In queste ore sono in tanti ad aver appreso dei contatti tra il colosso automobilistico coreano Hyundai e quello americano Apple.
Molti, compresa la finanza, si sono esaltati, con il titolo Hyundai che ha registrato un +20% per poi stabilizzarsi.
Ma non è questo il punto su cui si vuole aprire la riflessione, qui non si vuole stabilire se il progetto dell’automobile di Apple la farà Hyundai o se Hyundai vorrà fare di Kia la Apple car.
Qui si vuole comprendere perché si parlano e perché non sono i soli a farlo.
Negli ultimi cinque anni si è visto che se si stravolge-trasforma il soggetto automobile il business in gioco può quintuplicare perché fare un’auto con motore a combustione è patrimonio di pochi in quanto sofisticata e complicata come nessun altro oggetto e obbliga a circondarsi di tante professionalità; se al contrario è elettrica invece diventa tutto più facile e alla portata di tutti. Ed ecco perché tutti parlano con tutti e quindi tutti vogliono provare a giocare con le…automobiline!
Letto quanto sopra, molti potrebbero però domandarsi: ma perché allora l’Apple di turno non fa tutto da sé e che interesse ha nel dialogare con un Gruppo automobilistico?
I motivi sono diversi ma quello fondamentale riguarda la produzione. Chi non ha esperienze come Apple ha tutto l’interesse nel rivolgersi a chi ne ha come Hyundai e chi produce da parte sua ne ha perché può approfittare per modificare la sua struttura elefantiaca che se l’auto elettrica avrà la meglio non servirà più.

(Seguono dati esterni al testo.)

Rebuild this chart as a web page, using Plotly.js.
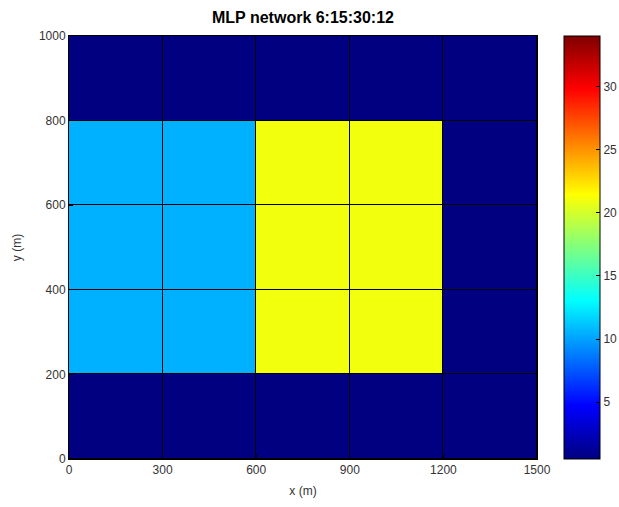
<!DOCTYPE html>
<html>
<head>
<meta charset="utf-8">
<script src="https://cdn.plot.ly/plotly-3.0.1.min.js"></script>
<style>html,body{margin:0;padding:0;background:#fff;}</style>
</head>
<body>
<div id="chart" style="width:619px;height:507px;"></div>
<script>
// Cell centres (m)
const xCenters = [150, 450, 750, 1050, 1350];
const yCenters = [100, 300, 500, 700, 900];
// Cell values, rows from bottom (y=0-200) to top (y=800-1000)
const row0 = [0.5, 0.5, 0.5, 0.5, 0.5];
const row1 = [10.5, 10.5, 21, 21, 0.5];
const row2 = [10.5, 10.5, 21, 21, 0.5];
const row3 = [10.5, 10.5, 21, 21, 0.5];
const row4 = [0.5, 0.5, 0.5, 0.5, 0.5];
const xTicks = [0, 300, 600, 900, 1200, 1500];
const yTicks = [0, 200, 400, 600, 800, 1000];
const cbTicks = [5, 10, 15, 20, 25, 30];

const jet = [
  [0, 'rgb(0,0,128)'], [0.125, 'rgb(0,0,255)'], [0.375, 'rgb(0,255,255)'],
  [0.625, 'rgb(255,255,0)'], [0.875, 'rgb(255,0,0)'], [1, 'rgb(128,0,0)']
];

const font = {family: 'Liberation Sans, Arial, sans-serif', size: 12, color: '#333'};

const trace = {
  type: 'heatmap',
  x: xCenters, y: yCenters,
  z: [row0, row1, row2, row3, row4],
  colorscale: jet, zmin: 0.5, zmax: 34,
  xgap: 1, ygap: 1,
  showscale: true,
  colorbar: {
    x: 1.0577, xanchor: 'left', xref: 'paper',
    y: 0, yanchor: 'bottom', len: 1, lenmode: 'fraction',
    thickness: 36, thicknessmode: 'pixels',
    outlinecolor: '#000', outlinewidth: 1,
    tickvals: cbTicks, ticks: 'inside', ticklen: 4, tickcolor: '#000',
    tickfont: font, xpad: 0, ypad: 0
  }
};

const layout = {
  width: 619, height: 507,
  margin: {l: 69, r: 82, t: 36, b: 48, autoexpand: false},
  paper_bgcolor: '#fff', plot_bgcolor: '#000',
  font: font,
  title: {text: '<b>MLP network 6:15:30:12</b>', x: 0.5, xref: 'paper', y: 0.966, yanchor: 'middle',
          font: {family: 'Liberation Sans, Arial, sans-serif', size: 16, color: '#000'}},
  xaxis: {range: [0, 1500], tickvals: xTicks, ticks: 'inside', ticklen: 4, tickcolor: '#000',
          showline: true, linecolor: '#000', mirror: true, showgrid: false, zeroline: false,
          title: {text: 'x (m)', standoff: 10, font: font}},
  yaxis: {range: [0, 1000], tickvals: yTicks, ticks: 'inside', ticklen: 4, tickcolor: '#000',
          showline: true, linecolor: '#000', mirror: true, showgrid: false, zeroline: false,
          title: {text: 'y (m)', standoff: 14, font: font}}
};

Plotly.newPlot('chart', [trace], layout, {displayModeBar: false, staticPlot: true});
</script>
</body>
</html>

I “grandi” vedono come futuri soggetti protagonisti della mobilità per la massa su quattro ruote non più scatole a comando umano con motore termico complesse e costose da costruire bensì scatole con motore elettrico e a guida autonoma che non si possiedono ma si usano e che costa poco costruire. Attenzione: si è scritto da costruire non come costo finale, che quello viene tutto scaricato sugli acquirenti. Traduzione semplicistica: un Gruppo automobilistico importante, oggi, occupa 400 mila persone per fare 6-8-9 milioni di auto. Più o meno, stiamo parlando di Volkswagen, Stellantis, Toyota… Se partiranno le “scatolette”, uno di questi con sole 100 mila maestranze potrebbe anche fare 12-24 milioni di veicoli. E in più con guadagni sicuri e certi perché semplici assemblatori. Il bene avrà prezzi importanti perché elettrico e non tutti potranno sostenerlo ma c’è il potenziale della condivisione per renderlo accessibile. E c’è di più: se si faranno scatole a guida autonoma e a trazione elettrica, tutte le fabbriche dovranno essere riviste e quindi via libera a una robotica spinta quindi con pochissimo personale umano che oltre a incidere sui costi permette di aumentare o diminuire la produzione semplicemente girando una manopola. La partita che si sta insomma giocando ha risvolti su tantissimi fronti che toccano tutti e per questo tutti parlano con tutti.